Exercise goal →
Each entry below should be written out exactly as it is, with no pictures.

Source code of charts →
>> Begin
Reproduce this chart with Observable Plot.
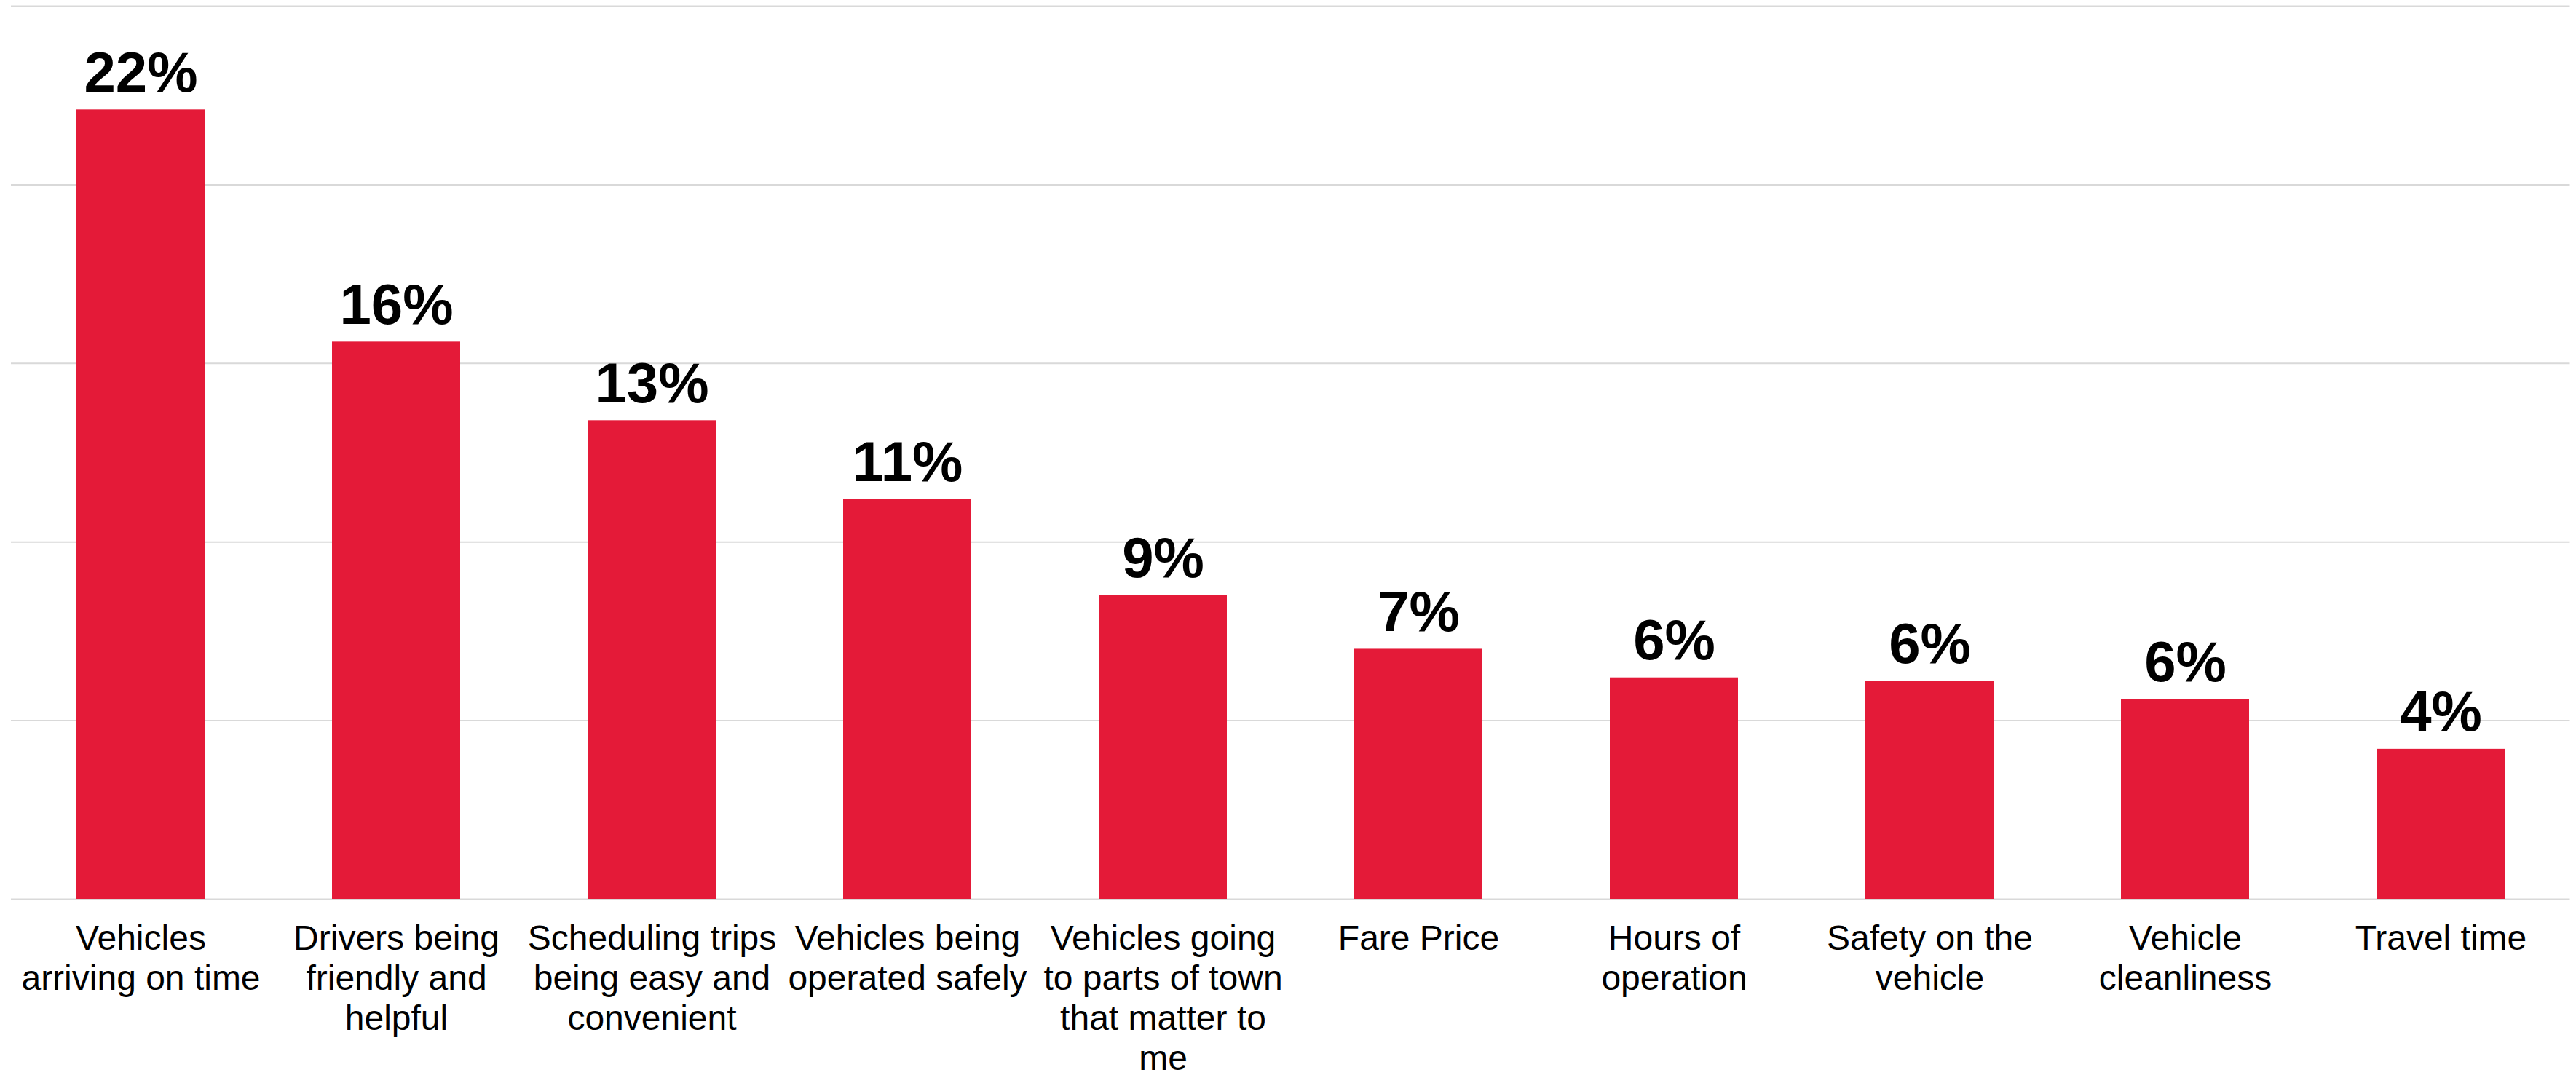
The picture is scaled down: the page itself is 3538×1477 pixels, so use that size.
<!DOCTYPE html>
<html>
<head>
<meta charset="utf-8">
<script src="https://cdn.jsdelivr.net/npm/d3@7"></script>
<script src="https://cdn.jsdelivr.net/npm/@observablehq/plot@0.6"></script>
<style>
  html, body { margin: 0; padding: 0; background: #ffffff; }
  #chart svg { display: block; }
</style>
</head>
<body>
<div id="chart"></div>
<script>
const categories = [
  "Vehicles arriving on time",
  "Drivers being friendly and helpful",
  "Scheduling trips being easy and convenient",
  "Vehicles being operated safely",
  "Vehicles going to parts of town that matter to me",
  "Fare Price",
  "Hours of operation",
  "Safety on the vehicle",
  "Vehicle cleanliness",
  "Travel time"
];
const tickLabels = [
  "Vehicles\narriving on time",
  "Drivers being\nfriendly and\nhelpful",
  "Scheduling trips\nbeing easy and\nconvenient",
  "Vehicles being\noperated safely",
  "Vehicles going\nto parts of town\nthat matter to\nme",
  "Fare Price",
  "Hours of\noperation",
  "Safety on the\nvehicle",
  "Vehicle\ncleanliness",
  "Travel time"
];
const values = [22.1, 15.6, 13.4, 11.2, 8.5, 7.0, 6.2, 6.1, 5.6, 4.2];
const valueLabels = ["22%", "16%", "13%", "11%", "9%", "7%", "6%", "6%", "6%", "4%"];
const yTicks = [0, 5, 10, 15, 20, 25];

const rows = categories.map((c, i) => ({category: c, value: values[i], label: valueLabels[i]}));

const chart = Plot.plot({
  width: 3538,
  height: 1477,
  marginLeft: 15,
  marginRight: 8.5,
  marginTop: 8,
  marginBottom: 242,
  style: {fontFamily: "'Liberation Sans', Arial, sans-serif", background: "#ffffff", color: "#000000"},
  x: {domain: categories, paddingInner: 0.5, paddingOuter: 0.25, label: null},
  y: {domain: [0, 25], axis: null},
  marks: [
    Plot.ruleY(yTicks, {stroke: "#d9d9d9", strokeWidth: 2}),
    Plot.barY(rows, {x: "category", y: "value", fill: "#e41a38"}),
    Plot.text(rows, {x: "category", y: "value", text: "label", lineAnchor: "bottom", dy: -25,
      fontSize: 78, fontWeight: "bold", fill: "#000000"}),
    Plot.axisX({tickSize: 0, tickPadding: 31, fontSize: 48, lineHeight: 1.14, fill: "#000000",
      label: null, tickFormat: d => tickLabels[categories.indexOf(d)]})
  ]
});
document.getElementById("chart").appendChild(chart);
</script>
</body>
</html>
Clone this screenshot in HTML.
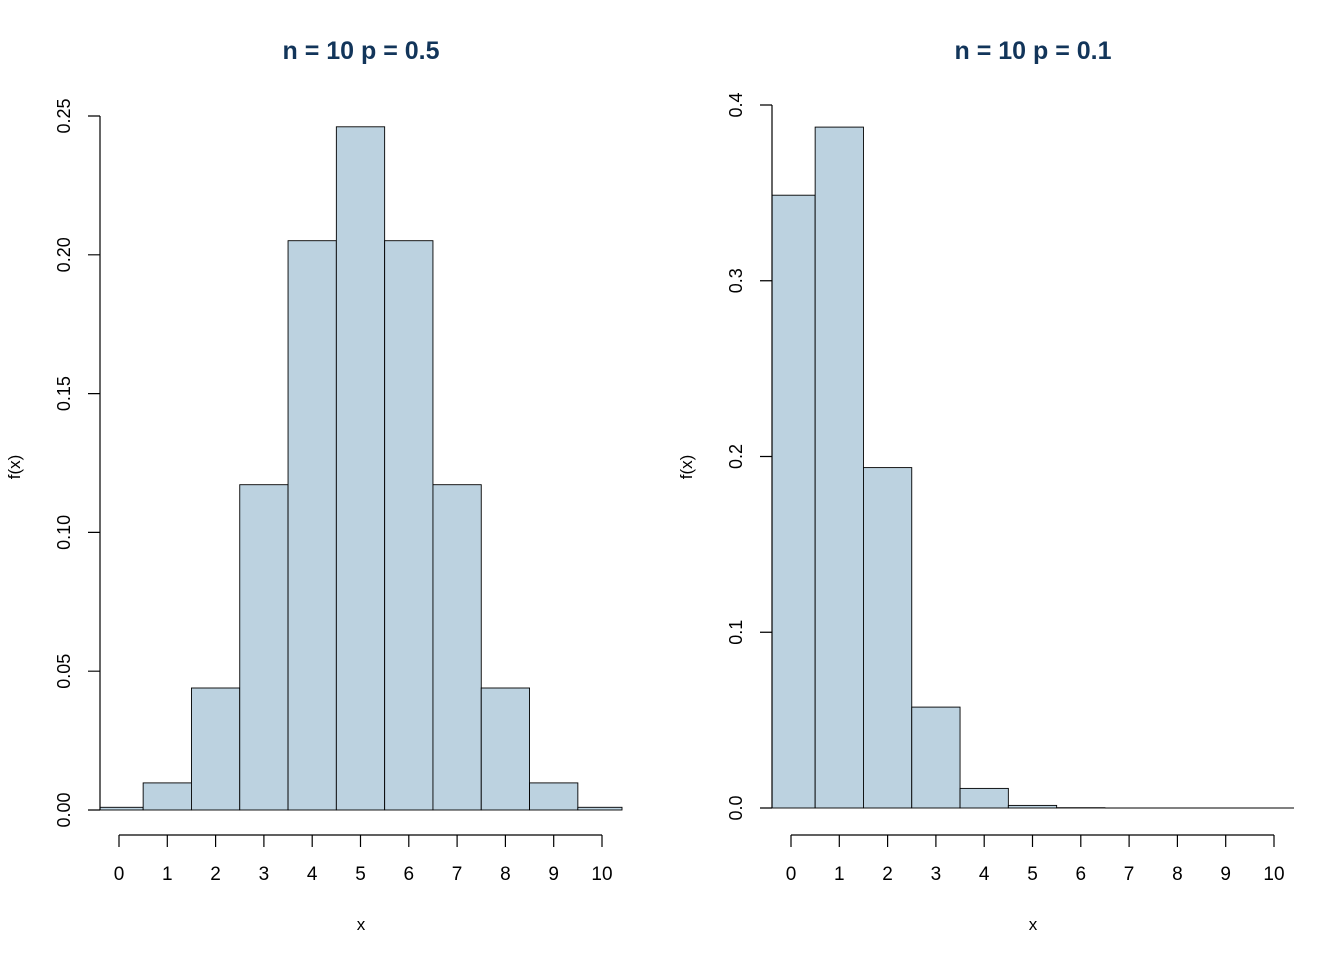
<!DOCTYPE html>
<html><head><meta charset="utf-8"><style>
body{margin:0;background:#fff}
svg{display:block;font-family:"Liberation Sans",sans-serif}
</style></head><body>
<svg width="1344" height="960" viewBox="0 0 1344 960" xmlns="http://www.w3.org/2000/svg">
<g fill="#bcd2e0" stroke="#000" stroke-width="0.9">
<rect x="100" y="807.3" width="43.15" height="2.7"/>
<rect x="143.15" y="782.9" width="48.3" height="27.1"/>
<rect x="191.45" y="688" width="48.3" height="122"/>
<rect x="239.75" y="484.7" width="48.3" height="325.3"/>
<rect x="288.05" y="240.7" width="48.3" height="569.3"/>
<rect x="336.35" y="126.8" width="48.3" height="683.2"/>
<rect x="384.65" y="240.7" width="48.3" height="569.3"/>
<rect x="432.95" y="484.7" width="48.3" height="325.3"/>
<rect x="481.25" y="688" width="48.3" height="122"/>
<rect x="529.55" y="782.9" width="48.3" height="27.1"/>
<rect x="577.85" y="807.3" width="44.15" height="2.7"/>

<rect x="772" y="195.2" width="43.15" height="612.8"/>
<rect x="815.15" y="127.1" width="48.3" height="680.9"/>
<rect x="863.45" y="467.6" width="48.3" height="340.4"/>
<rect x="911.75" y="707.1" width="48.3" height="100.9"/>
<rect x="960.05" y="788.4" width="48.3" height="19.6"/>
<rect x="1008.35" y="805.4" width="48.3" height="2.6"/>
<rect x="1056.65" y="807.7" width="48.3" height="0.3"/>
<line x1="1104.95" y1="808" x2="1294" y2="808"/>
</g>
<g stroke="#000" stroke-width="1.2" fill="none">
<path d="M100 116V810M88 810H100M88 671.2H100M88 532.4H100M88 393.6H100M88 254.8H100M88 116H100"/>
<path d="M119 835H602M119 835v12M167.3 835v12M215.6 835v12M263.9 835v12M312.2 835v12M360.5 835v12M408.8 835v12M457.1 835v12M505.4 835v12M553.7 835v12M602 835v12"/>
<path d="M772 105V808M760 808H772M760 632.25H772M760 456.5H772M760 280.75H772M760 105H772"/>
<path d="M791 835H1274M791 835v12M839.3 835v12M887.6 835v12M935.9 835v12M984.2 835v12M1032.5 835v12M1080.8 835v12M1129.1 835v12M1177.4 835v12M1225.7 835v12M1274 835v12"/>
</g>
<g font-size="19" text-anchor="middle" fill="#000">
<text x="119" y="880">0</text><text x="167.3" y="880">1</text><text x="215.6" y="880">2</text><text x="263.9" y="880">3</text><text x="312.2" y="880">4</text><text x="360.5" y="880">5</text><text x="408.8" y="880">6</text><text x="457.1" y="880">7</text><text x="505.4" y="880">8</text><text x="553.7" y="880">9</text><text x="602" y="880">10</text>
<text x="791" y="880">0</text><text x="839.3" y="880">1</text><text x="887.6" y="880">2</text><text x="935.9" y="880">3</text><text x="984.2" y="880">4</text><text x="1032.5" y="880">5</text><text x="1080.8" y="880">6</text><text x="1129.1" y="880">7</text><text x="1177.4" y="880">8</text><text x="1225.7" y="880">9</text><text x="1274" y="880">10</text>
<text x="361" y="930" font-size="17">x</text><text x="1033" y="930" font-size="17">x</text>
<g font-size="18">
<text transform="translate(70,810) rotate(-90)">0.00</text>
<text transform="translate(70,671.2) rotate(-90)">0.05</text>
<text transform="translate(70,532.4) rotate(-90)">0.10</text>
<text transform="translate(70,393.6) rotate(-90)">0.15</text>
<text transform="translate(70,254.8) rotate(-90)">0.20</text>
<text transform="translate(70,116) rotate(-90)">0.25</text>
<text transform="translate(742,808) rotate(-90)">0.0</text>
<text transform="translate(742,632.25) rotate(-90)">0.1</text>
<text transform="translate(742,456.5) rotate(-90)">0.2</text>
<text transform="translate(742,280.75) rotate(-90)">0.3</text>
<text transform="translate(742,105) rotate(-90)">0.4</text>
</g>
<text transform="translate(20,467) rotate(-90)" font-size="17">f(x)</text>
<text transform="translate(692,467) rotate(-90)" font-size="17">f(x)</text>
<text x="361" y="59" font-size="25" font-weight="bold" fill="#12355a">n = 10 p = 0.5</text>
<text x="1033" y="59" font-size="25" font-weight="bold" fill="#12355a">n = 10 p = 0.1</text>
</g>
</svg>
</body></html>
>> End
Complete output →
Reproduce this chart with Observable Plot.
The picture is scaled down: the page itself is 3538×1477 pixels, so use that size.
<!DOCTYPE html>
<html>
<head>
<meta charset="utf-8">
<script src="https://cdn.jsdelivr.net/npm/d3@7"></script>
<script src="https://cdn.jsdelivr.net/npm/@observablehq/plot@0.6"></script>
<style>
  html, body { margin: 0; padding: 0; background: #ffffff; }
  #chart svg { display: block; }
</style>
</head>
<body>
<div id="chart"></div>
<script>
const categories = [
  "Vehicles arriving on time",
  "Drivers being friendly and helpful",
  "Scheduling trips being easy and convenient",
  "Vehicles being operated safely",
  "Vehicles going to parts of town that matter to me",
  "Fare Price",
  "Hours of operation",
  "Safety on the vehicle",
  "Vehicle cleanliness",
  "Travel time"
];
const tickLabels = [
  "Vehicles\narriving on time",
  "Drivers being\nfriendly and\nhelpful",
  "Scheduling trips\nbeing easy and\nconvenient",
  "Vehicles being\noperated safely",
  "Vehicles going\nto parts of town\nthat matter to\nme",
  "Fare Price",
  "Hours of\noperation",
  "Safety on the\nvehicle",
  "Vehicle\ncleanliness",
  "Travel time"
];
const values = [22.1, 15.6, 13.4, 11.2, 8.5, 7.0, 6.2, 6.1, 5.6, 4.2];
const valueLabels = ["22%", "16%", "13%", "11%", "9%", "7%", "6%", "6%", "6%", "4%"];
const yTicks = [0, 5, 10, 15, 20, 25];

const rows = categories.map((c, i) => ({category: c, value: values[i], label: valueLabels[i]}));

const chart = Plot.plot({
  width: 3538,
  height: 1477,
  marginLeft: 15,
  marginRight: 8.5,
  marginTop: 8,
  marginBottom: 242,
  style: {fontFamily: "'Liberation Sans', Arial, sans-serif", background: "#ffffff", color: "#000000"},
  x: {domain: categories, paddingInner: 0.5, paddingOuter: 0.25, label: null},
  y: {domain: [0, 25], axis: null},
  marks: [
    Plot.ruleY(yTicks, {stroke: "#d9d9d9", strokeWidth: 2}),
    Plot.barY(rows, {x: "category", y: "value", fill: "#e41a38"}),
    Plot.text(rows, {x: "category", y: "value", text: "label", lineAnchor: "bottom", dy: -25,
      fontSize: 78, fontWeight: "bold", fill: "#000000"}),
    Plot.axisX({tickSize: 0, tickPadding: 31, fontSize: 48, lineHeight: 1.14, fill: "#000000",
      label: null, tickFormat: d => tickLabels[categories.indexOf(d)]})
  ]
});
document.getElementById("chart").appendChild(chart);
</script>
</body>
</html>
Clone this screenshot in HTML.
<!DOCTYPE html>
<html><head><meta charset="utf-8"><style>
body{margin:0;background:#fff}
svg{display:block;font-family:"Liberation Sans",sans-serif}
</style></head><body>
<svg width="1344" height="960" viewBox="0 0 1344 960" xmlns="http://www.w3.org/2000/svg">
<g fill="#bcd2e0" stroke="#000" stroke-width="0.9">
<rect x="100" y="807.3" width="43.15" height="2.7"/>
<rect x="143.15" y="782.9" width="48.3" height="27.1"/>
<rect x="191.45" y="688" width="48.3" height="122"/>
<rect x="239.75" y="484.7" width="48.3" height="325.3"/>
<rect x="288.05" y="240.7" width="48.3" height="569.3"/>
<rect x="336.35" y="126.8" width="48.3" height="683.2"/>
<rect x="384.65" y="240.7" width="48.3" height="569.3"/>
<rect x="432.95" y="484.7" width="48.3" height="325.3"/>
<rect x="481.25" y="688" width="48.3" height="122"/>
<rect x="529.55" y="782.9" width="48.3" height="27.1"/>
<rect x="577.85" y="807.3" width="44.15" height="2.7"/>

<rect x="772" y="195.2" width="43.15" height="612.8"/>
<rect x="815.15" y="127.1" width="48.3" height="680.9"/>
<rect x="863.45" y="467.6" width="48.3" height="340.4"/>
<rect x="911.75" y="707.1" width="48.3" height="100.9"/>
<rect x="960.05" y="788.4" width="48.3" height="19.6"/>
<rect x="1008.35" y="805.4" width="48.3" height="2.6"/>
<rect x="1056.65" y="807.7" width="48.3" height="0.3"/>
<line x1="1104.95" y1="808" x2="1294" y2="808"/>
</g>
<g stroke="#000" stroke-width="1.2" fill="none">
<path d="M100 116V810M88 810H100M88 671.2H100M88 532.4H100M88 393.6H100M88 254.8H100M88 116H100"/>
<path d="M119 835H602M119 835v12M167.3 835v12M215.6 835v12M263.9 835v12M312.2 835v12M360.5 835v12M408.8 835v12M457.1 835v12M505.4 835v12M553.7 835v12M602 835v12"/>
<path d="M772 105V808M760 808H772M760 632.25H772M760 456.5H772M760 280.75H772M760 105H772"/>
<path d="M791 835H1274M791 835v12M839.3 835v12M887.6 835v12M935.9 835v12M984.2 835v12M1032.5 835v12M1080.8 835v12M1129.1 835v12M1177.4 835v12M1225.7 835v12M1274 835v12"/>
</g>
<g font-size="19" text-anchor="middle" fill="#000">
<text x="119" y="880">0</text><text x="167.3" y="880">1</text><text x="215.6" y="880">2</text><text x="263.9" y="880">3</text><text x="312.2" y="880">4</text><text x="360.5" y="880">5</text><text x="408.8" y="880">6</text><text x="457.1" y="880">7</text><text x="505.4" y="880">8</text><text x="553.7" y="880">9</text><text x="602" y="880">10</text>
<text x="791" y="880">0</text><text x="839.3" y="880">1</text><text x="887.6" y="880">2</text><text x="935.9" y="880">3</text><text x="984.2" y="880">4</text><text x="1032.5" y="880">5</text><text x="1080.8" y="880">6</text><text x="1129.1" y="880">7</text><text x="1177.4" y="880">8</text><text x="1225.7" y="880">9</text><text x="1274" y="880">10</text>
<text x="361" y="930" font-size="17">x</text><text x="1033" y="930" font-size="17">x</text>
<g font-size="18">
<text transform="translate(70,810) rotate(-90)">0.00</text>
<text transform="translate(70,671.2) rotate(-90)">0.05</text>
<text transform="translate(70,532.4) rotate(-90)">0.10</text>
<text transform="translate(70,393.6) rotate(-90)">0.15</text>
<text transform="translate(70,254.8) rotate(-90)">0.20</text>
<text transform="translate(70,116) rotate(-90)">0.25</text>
<text transform="translate(742,808) rotate(-90)">0.0</text>
<text transform="translate(742,632.25) rotate(-90)">0.1</text>
<text transform="translate(742,456.5) rotate(-90)">0.2</text>
<text transform="translate(742,280.75) rotate(-90)">0.3</text>
<text transform="translate(742,105) rotate(-90)">0.4</text>
</g>
<text transform="translate(20,467) rotate(-90)" font-size="17">f(x)</text>
<text transform="translate(692,467) rotate(-90)" font-size="17">f(x)</text>
<text x="361" y="59" font-size="25" font-weight="bold" fill="#12355a">n = 10 p = 0.5</text>
<text x="1033" y="59" font-size="25" font-weight="bold" fill="#12355a">n = 10 p = 0.1</text>
</g>
</svg>
</body></html>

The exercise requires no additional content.